At the top of Pearl Pass the scenery was amazing.  The altitude was 12,705ft and John could feel the effects with a headache and shortness of breath. This does not make for great sleeping even on the warmest of nights, and we knew that it would be a harsh cold stop at the summit. We could see some clouds in the distance, and felt that it was a good idea to keep rolling to find a place down low for boondocking.

Of course, THIS was the more difficult side. The trail immediately fell into another talus that surely was laid as glaciers receded in the area, and the boulders were huge, loose, and the route through them narrow, steep and curvy. In one of the switchback sections we followed a bit of a drainage and then there was a large drop off a series of rocks that we had to consider very carefully. With delicate maneuvering we managed to come down with only a short fuel tank rub, but the consequences could have been higher if we hadn't had the experience or planning.

This trail was actually in great condition compared to what it could have been. This area typically has snow until late in the season and the day we were going through it actually started to hail and snow. There are some huts on the north side of the pass that are used by hikers and winter backcountry skiers and they would feel very remote for much of the year.
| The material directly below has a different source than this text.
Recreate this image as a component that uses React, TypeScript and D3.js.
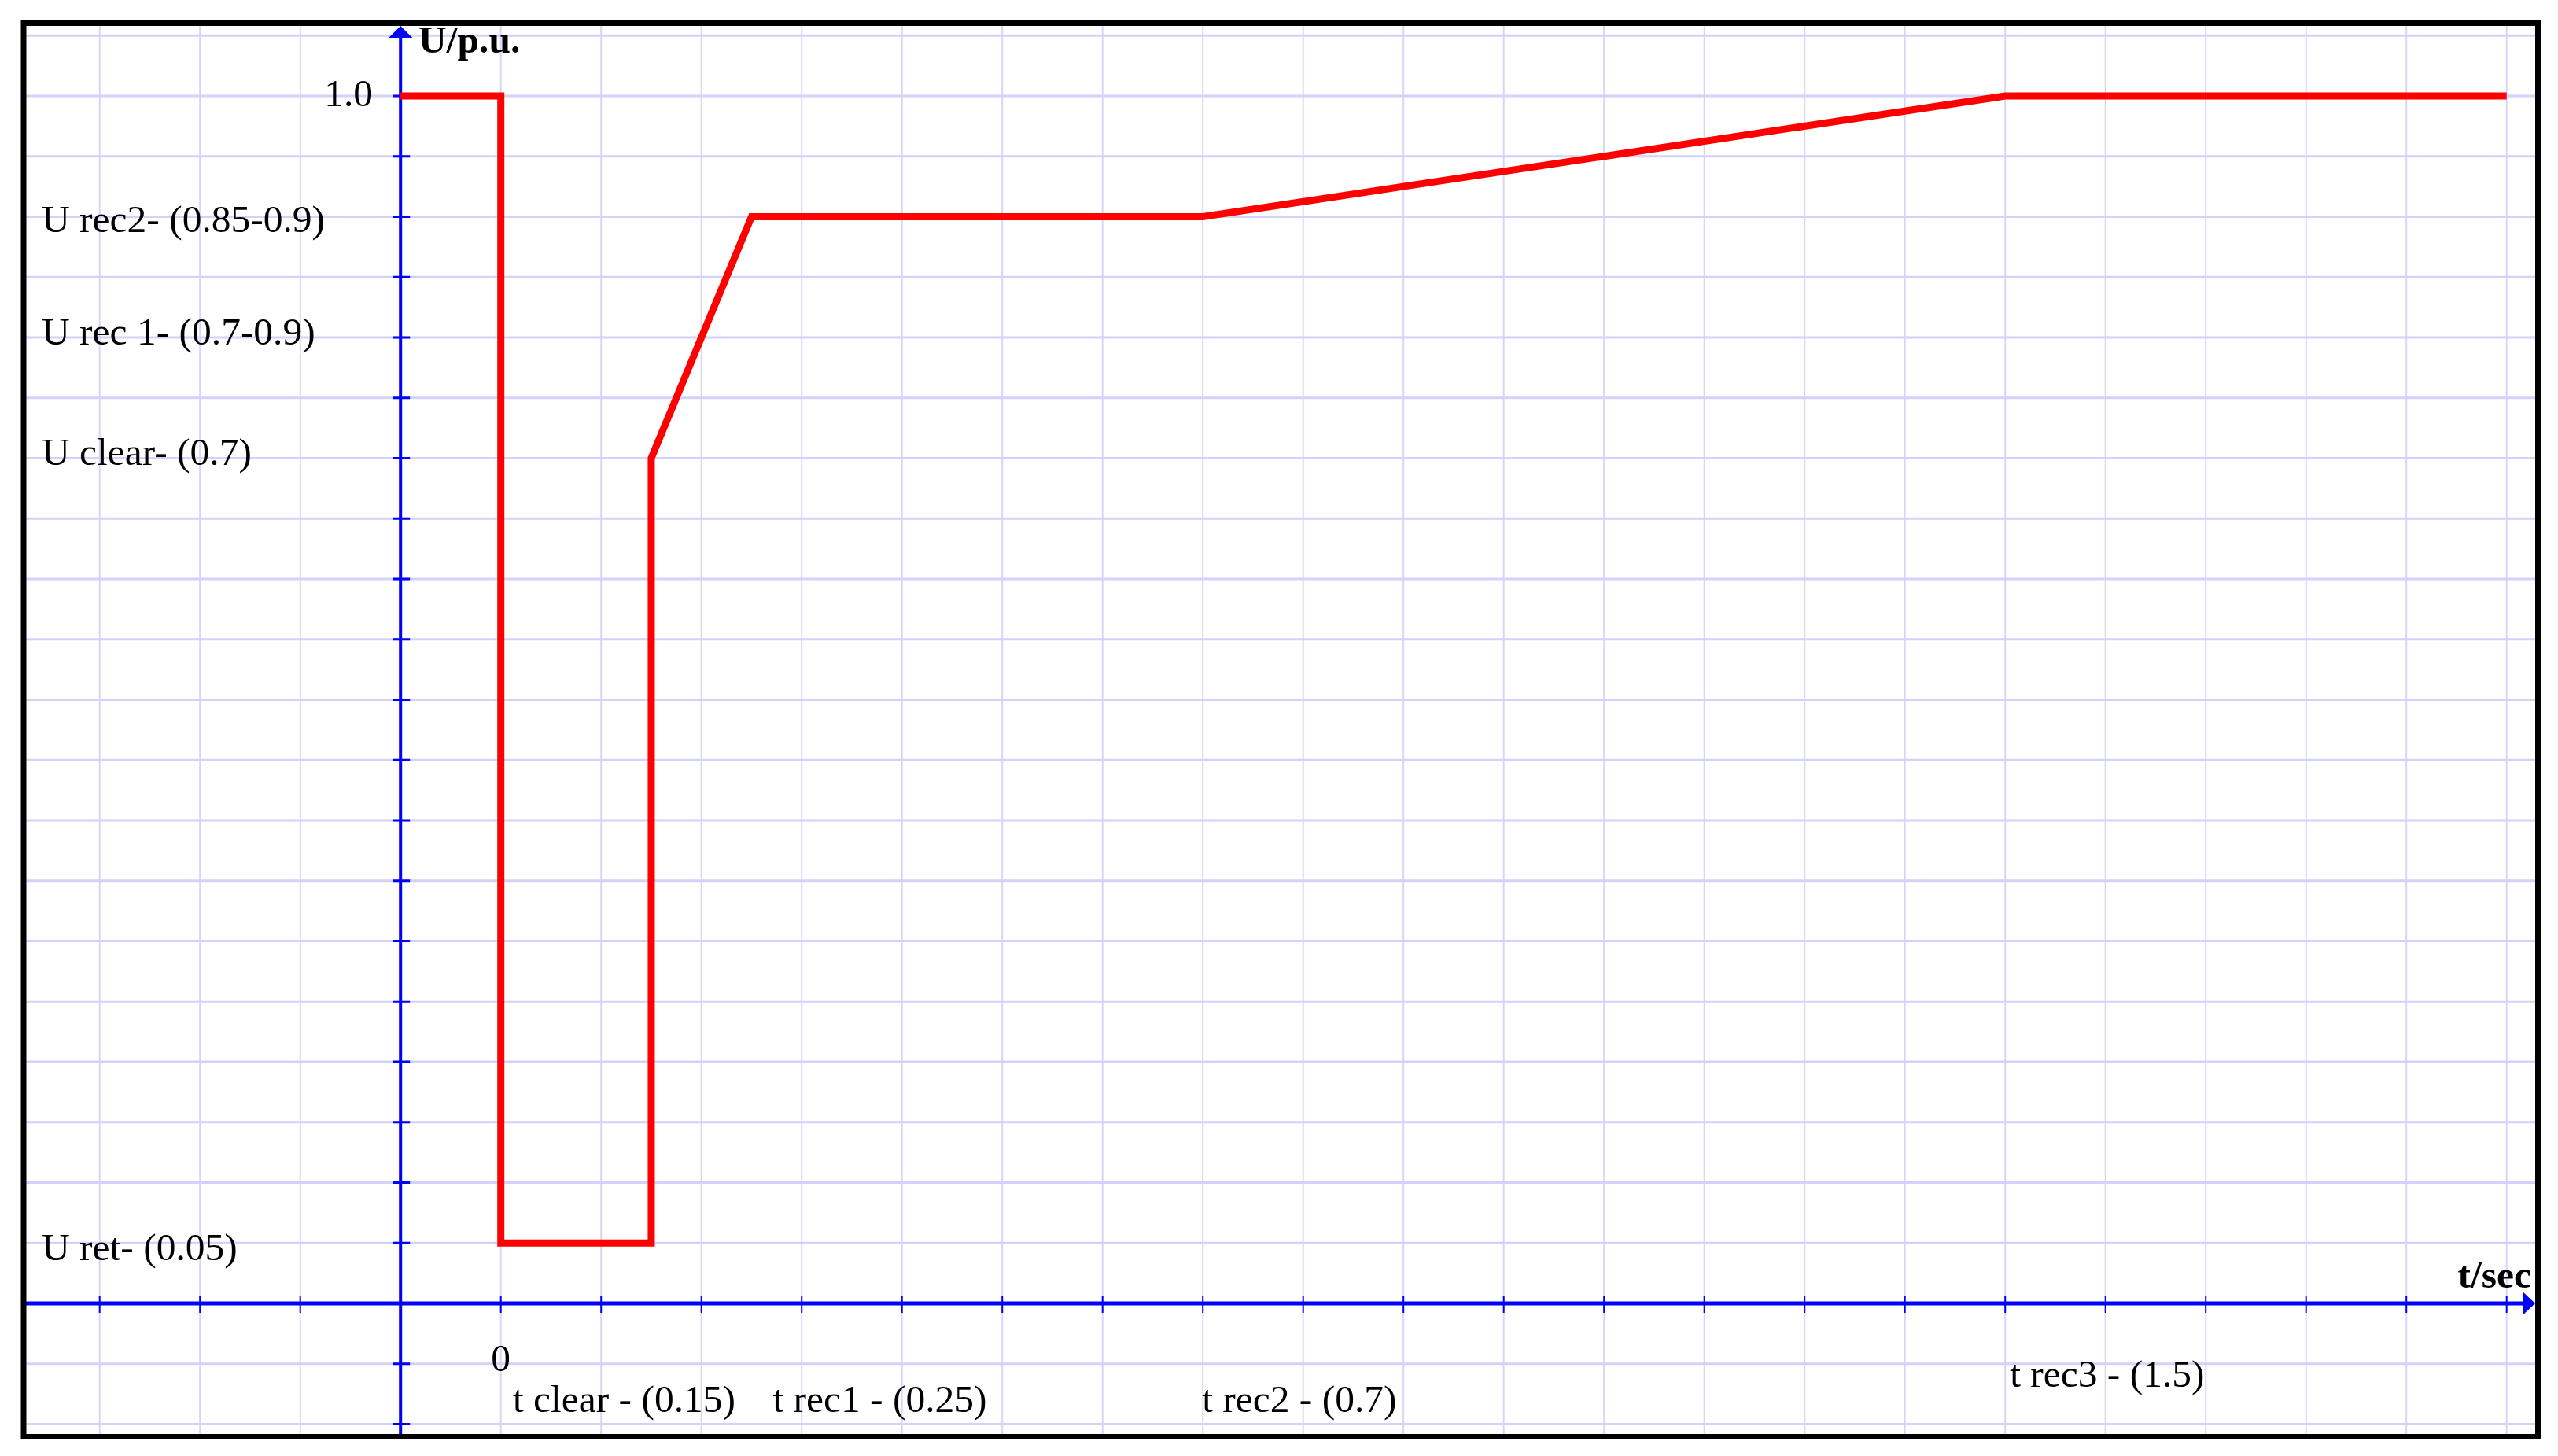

We continued on and found a site to stop with the wind block of some tall pine trees near a creek. The temperature continued to drop through the night and we made a nice camp, cooking up some homemade soup and lighting a big fire in the fire pit. Tomorrow we would do the last three miles of dirt road, easy, and then a beautiful paved road into Aspen. This area was incredible to explore, and either side of the pass has its charms. On a low precipitation year it might be one to do again, but drivers beware!